A contract between Murkowski and Gov. Bill Walker’s office says Murkowski will serve as Walker’s “special envoy” and “perform services related to establishing a rail connection between Alaska and the Canadian rail system.”

Except for travel reimbursement and expenses, Murkowski won’t be paid for the work.

The one-page contract, signed at the beginning of March by Murkowski and Walker’s chief of staff, Scott Kendall, is light on details about the effort.

[Read the contract]

Walker approached Murkowski about the contract, and Murkowski said it’s too early to know what the cost of such a project might be.

Katie Marquette, Walker’s press secretary, said in an email that Murkowski “will research on the state’s behalf the viability of this potential project, and report his findings back to Governor Walker and his team.”

A possible Alaska-Canada rail connection is something “that’s been talked about for a long time,” Walker said, and he’s “not looking to put any money into it, just looking into what the opportunity might be.”

Walker said he’s received questions from government officials in Canada’s Alberta province in the past about the potential of, for example, bringing oil from Canada over to Alaska and putting it into the Trans-Alaska Pipeline System.

“Knowing Gov. Murkowski’s background on this issue,” Walker said, “I thought it was good to engage him and use his expertise.”

Murkowski spent more than 20 years as a U.S. senator for Alaska before becoming governor in 2002. In 2005, he proposed “spending $50 million in state general funds to study the possibility of extending Alaska railroad track about 1,100 miles to connect with the Canadian railway system,” according to an Anchorage Daily News article at the time.

Murkowski said that amount of money wasn’t appropriated for the work, though there have been studies in the past about the feasibility of linking Alaska’s rail with Canada’s. Now, he wants to evaluate whether it would make sense economically to build a connection that he said would be “closer to 1,500” miles.

“I have been looking on this conceptually for 25 to 30 years,” he said. “It’s something that comes up continually. It’s an opportunity to compile the existing information, look at the potential for new traffic, and see what it looks like.”

Such an extension, he said, would “initially” go “roughly out of Prince George” in British Columbia, up through Canada’s Yukon territory and “probably connect” with the Alaska Railroad at Delta Junction. (Currently, Alaska Railroad track ends about 80 miles from Delta Junction.)
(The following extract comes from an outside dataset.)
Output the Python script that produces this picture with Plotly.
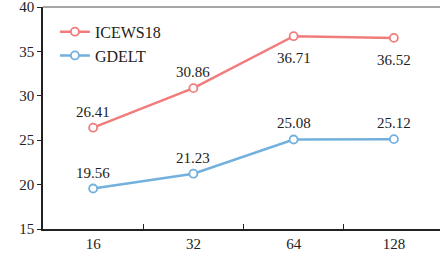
import plotly.graph_objects as go

categories = ["16", "32", "64", "128"]
icews18 = [26.41, 30.86, 36.71, 36.52]
gdelt = [19.56, 21.23, 25.08, 25.12]
icews_pos = [1, 1, -1, -1]
gdelt_pos = [1, 1, 1, 1]

red = "#F07C7C"
blue = "#72B0DE"
font = "Times New Roman"

fig = go.Figure()
for name, vals, col in [("ICEWS18", icews18, red), ("GDELT", gdelt, blue)]:
    fig.add_trace(go.Scatter(
        x=categories, y=vals, name=name, mode="lines+markers",
        line=dict(color=col, width=2.5),
        marker=dict(symbol="circle", size=8, color="white", line=dict(color=col, width=1.8)),
    ))

for vals, pos in [(icews18, icews_pos), (gdelt, gdelt_pos)]:
    for i, (c, v, p) in enumerate(zip(categories, vals, pos)):
        fig.add_annotation(x=i, y=v, xref="x", yref="y", text=f"{v:.2f}", showarrow=False,
                           yshift=16 if p > 0 else -22,
                           font=dict(family=font, size=15, color="#222"))

fig.add_shape(type="line", xref="paper", yref="paper", x0=0, x1=1.05, y0=1, y1=1,
              line=dict(color="#888", width=1.5))

fig.update_layout(
    width=440, height=260,
    margin=dict(l=43, r=0, t=7, b=31),
    paper_bgcolor="white", plot_bgcolor="white",
    font=dict(family=font, size=15, color="#222"),
    showlegend=True,
    legend=dict(x=0.03, y=0.965, xanchor="left", yanchor="top",
                font=dict(family=font, size=16, color="#222"),
                bgcolor="rgba(0,0,0,0)", tracegroupgap=2),
    xaxis=dict(type="category", range=[-0.5, 3.46], showgrid=False,
               showline=True, linecolor="#222", linewidth=1.5,
               ticks="inside", tickson="boundaries", ticklen=5, tickcolor="#222",
               tickfont=dict(family=font, size=15, color="#222")),
    yaxis=dict(range=[15, 40], dtick=5, showgrid=False, zeroline=False,
               showline=True, linecolor="#222", linewidth=1.5,
               ticks="outside", ticklen=4, tickcolor="#222",
               ticklabeloverflow="allow",
               tickfont=dict(family=font, size=15, color="#222")),
)

fig.write_html("out.html", config={"displayModeBar": False},
               post_script="document.body.style.margin='0';")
He suggested looking at the potential for shipping bitumen (a component of tar sands oil), minerals and other resources.

Tim Sullivan, spokesman for the Alaska Railroad Corp., said his organization is always supportive of new rail and new opportunities.
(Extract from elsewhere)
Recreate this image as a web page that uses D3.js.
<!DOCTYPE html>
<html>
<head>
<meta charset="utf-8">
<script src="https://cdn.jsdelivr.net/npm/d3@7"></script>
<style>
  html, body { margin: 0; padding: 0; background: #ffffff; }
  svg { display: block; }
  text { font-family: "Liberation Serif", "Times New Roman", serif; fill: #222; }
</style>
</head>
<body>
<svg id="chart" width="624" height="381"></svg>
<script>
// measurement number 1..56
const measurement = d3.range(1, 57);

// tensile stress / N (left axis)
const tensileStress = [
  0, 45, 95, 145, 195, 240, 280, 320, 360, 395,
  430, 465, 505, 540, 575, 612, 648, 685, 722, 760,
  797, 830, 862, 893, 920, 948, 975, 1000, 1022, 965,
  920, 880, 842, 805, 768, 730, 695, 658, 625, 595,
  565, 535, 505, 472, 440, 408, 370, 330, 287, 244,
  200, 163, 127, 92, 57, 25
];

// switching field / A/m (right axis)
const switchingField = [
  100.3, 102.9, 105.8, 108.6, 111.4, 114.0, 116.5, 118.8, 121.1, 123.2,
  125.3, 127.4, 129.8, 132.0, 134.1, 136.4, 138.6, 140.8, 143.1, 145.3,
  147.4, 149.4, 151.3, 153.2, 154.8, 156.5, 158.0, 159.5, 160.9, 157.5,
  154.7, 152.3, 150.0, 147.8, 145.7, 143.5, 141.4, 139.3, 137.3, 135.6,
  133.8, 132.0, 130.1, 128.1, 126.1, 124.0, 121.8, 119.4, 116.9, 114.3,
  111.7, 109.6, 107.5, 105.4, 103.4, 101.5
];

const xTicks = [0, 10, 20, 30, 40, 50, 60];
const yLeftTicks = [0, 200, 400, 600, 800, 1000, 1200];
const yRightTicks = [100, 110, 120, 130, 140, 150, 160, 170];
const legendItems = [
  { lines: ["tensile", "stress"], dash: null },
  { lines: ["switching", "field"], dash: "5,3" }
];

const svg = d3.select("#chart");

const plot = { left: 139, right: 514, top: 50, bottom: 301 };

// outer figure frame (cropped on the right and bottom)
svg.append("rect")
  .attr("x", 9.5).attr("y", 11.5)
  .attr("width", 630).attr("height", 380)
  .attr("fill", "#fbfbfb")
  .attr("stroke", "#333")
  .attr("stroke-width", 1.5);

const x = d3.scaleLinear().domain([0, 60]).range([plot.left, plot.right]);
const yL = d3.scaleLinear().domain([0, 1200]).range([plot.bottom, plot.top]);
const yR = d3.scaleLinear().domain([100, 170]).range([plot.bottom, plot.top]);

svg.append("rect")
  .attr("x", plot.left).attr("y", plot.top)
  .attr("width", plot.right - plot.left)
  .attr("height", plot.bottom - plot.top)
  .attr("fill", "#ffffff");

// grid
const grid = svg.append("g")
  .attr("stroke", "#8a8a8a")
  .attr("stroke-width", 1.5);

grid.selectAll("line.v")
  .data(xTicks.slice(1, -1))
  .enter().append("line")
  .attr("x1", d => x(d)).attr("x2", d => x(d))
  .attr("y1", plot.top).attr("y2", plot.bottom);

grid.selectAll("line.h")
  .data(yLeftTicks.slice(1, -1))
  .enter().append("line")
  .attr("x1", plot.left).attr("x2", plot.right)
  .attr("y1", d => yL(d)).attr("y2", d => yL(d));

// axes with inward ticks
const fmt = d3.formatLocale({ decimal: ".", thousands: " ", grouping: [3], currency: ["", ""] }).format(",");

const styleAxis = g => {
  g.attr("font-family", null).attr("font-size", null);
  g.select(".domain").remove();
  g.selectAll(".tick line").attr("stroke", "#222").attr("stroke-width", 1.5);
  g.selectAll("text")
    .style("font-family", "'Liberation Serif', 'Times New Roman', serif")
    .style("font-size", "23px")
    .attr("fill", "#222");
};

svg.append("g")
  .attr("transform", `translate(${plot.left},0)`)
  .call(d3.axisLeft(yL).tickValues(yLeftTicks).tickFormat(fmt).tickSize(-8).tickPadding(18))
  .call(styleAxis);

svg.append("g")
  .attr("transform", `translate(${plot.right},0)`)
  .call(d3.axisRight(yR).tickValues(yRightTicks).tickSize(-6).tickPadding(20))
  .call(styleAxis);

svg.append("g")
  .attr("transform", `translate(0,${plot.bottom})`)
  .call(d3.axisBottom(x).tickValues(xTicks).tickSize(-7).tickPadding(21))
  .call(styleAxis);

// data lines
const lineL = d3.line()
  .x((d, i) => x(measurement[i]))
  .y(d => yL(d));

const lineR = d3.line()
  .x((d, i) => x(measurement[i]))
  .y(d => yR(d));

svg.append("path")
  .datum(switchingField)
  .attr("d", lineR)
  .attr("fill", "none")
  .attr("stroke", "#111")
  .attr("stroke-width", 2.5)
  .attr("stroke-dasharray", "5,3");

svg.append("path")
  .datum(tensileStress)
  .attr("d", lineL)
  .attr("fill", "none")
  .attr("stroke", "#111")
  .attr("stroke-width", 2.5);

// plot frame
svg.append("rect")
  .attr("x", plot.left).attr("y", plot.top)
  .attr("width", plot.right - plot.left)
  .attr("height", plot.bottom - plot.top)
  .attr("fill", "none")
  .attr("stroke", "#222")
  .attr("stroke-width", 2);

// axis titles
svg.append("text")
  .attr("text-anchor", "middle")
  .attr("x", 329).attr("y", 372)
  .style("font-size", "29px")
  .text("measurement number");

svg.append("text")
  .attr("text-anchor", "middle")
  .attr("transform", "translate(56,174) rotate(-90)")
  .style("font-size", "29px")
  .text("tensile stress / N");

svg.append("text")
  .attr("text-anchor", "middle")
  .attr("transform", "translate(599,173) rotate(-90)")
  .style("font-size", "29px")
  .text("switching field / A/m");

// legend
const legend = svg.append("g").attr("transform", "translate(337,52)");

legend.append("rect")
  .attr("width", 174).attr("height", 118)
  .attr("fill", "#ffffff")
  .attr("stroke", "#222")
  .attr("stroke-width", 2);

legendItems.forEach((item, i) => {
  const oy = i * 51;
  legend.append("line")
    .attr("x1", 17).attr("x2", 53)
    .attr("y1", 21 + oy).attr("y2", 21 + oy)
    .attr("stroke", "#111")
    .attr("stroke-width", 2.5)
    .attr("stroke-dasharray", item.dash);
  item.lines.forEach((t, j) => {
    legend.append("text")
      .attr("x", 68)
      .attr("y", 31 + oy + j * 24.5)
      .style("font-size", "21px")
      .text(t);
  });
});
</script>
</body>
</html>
He wasn’t aware of Murkowski’s contract but said “it’s encouraging. I think for all Alaskans, we look at things like this kind of growth and development as beneficial for the state.”

The railroad wouldn’t be able to afford such a massive project on its own, Sullivan said. More than a decade ago, the Anchorage Daily News reported that Murkowski’s 1,100-mile extension proposal would cost an estimated $6 billion to $8 billion.
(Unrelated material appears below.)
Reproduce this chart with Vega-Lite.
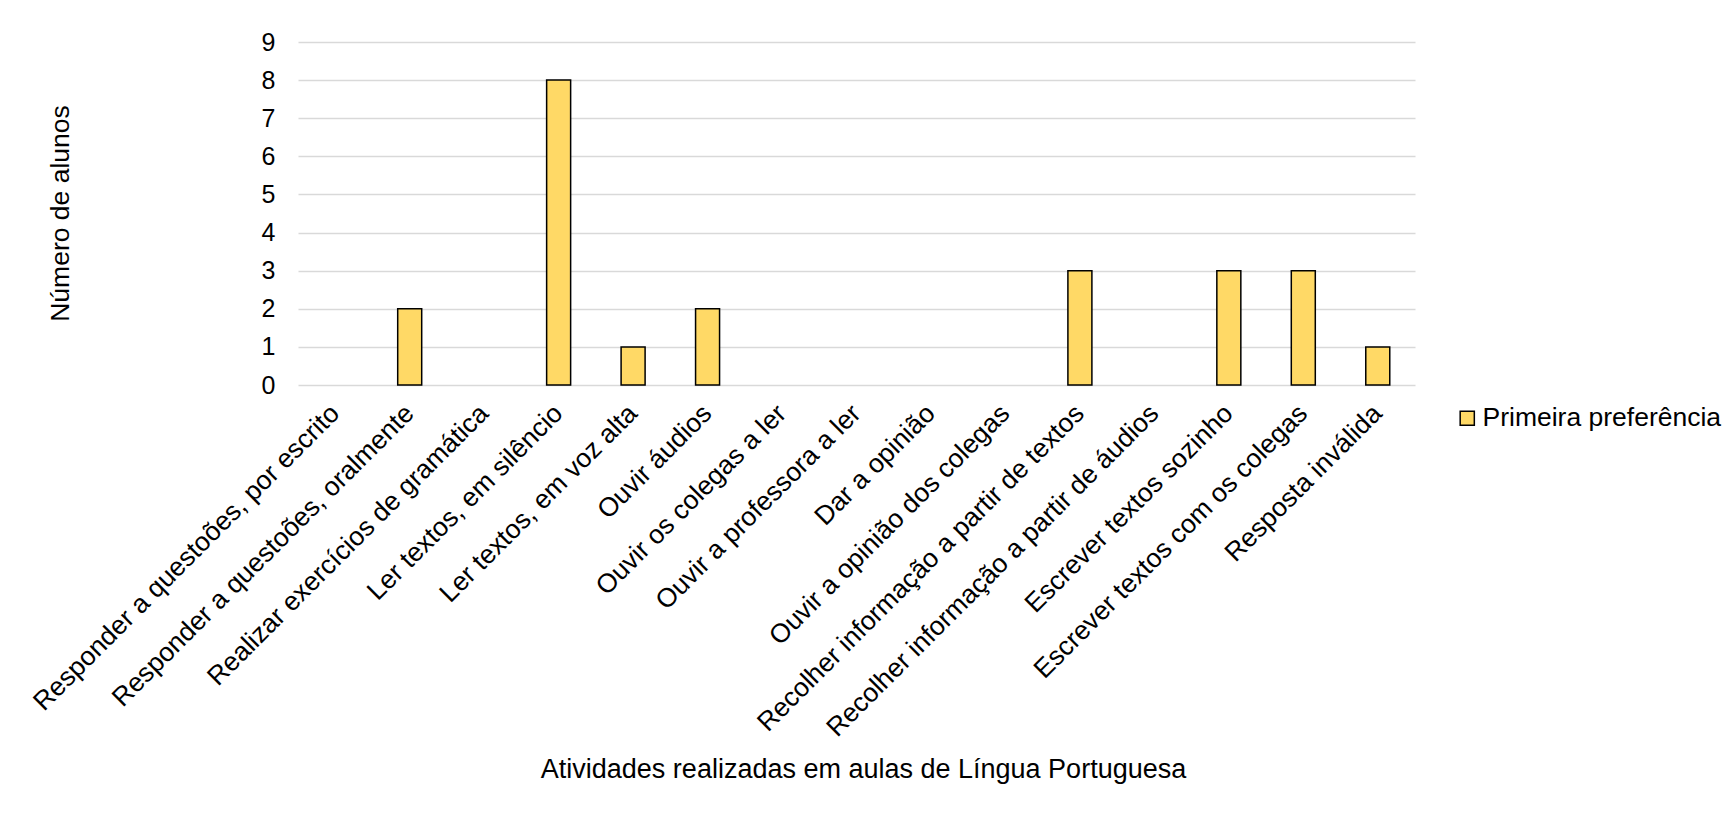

Various groups have talked with the Alaska Railroad in recent years about the possibility of connecting rail here to Canada’s system, Sullivan said. Most prospects about such a connection are tied to the freight potential, he said, more than passenger use.

“There’s advantages both ways. Moving materials out of Alaska becomes cheaper for a lot of things, and moving materials into Alaska becomes cheaper,” Sullivan said. “Most looking at it right now are talking about the idea of freight. But (passenger travel) is always a thing that is in the background or alongside it.”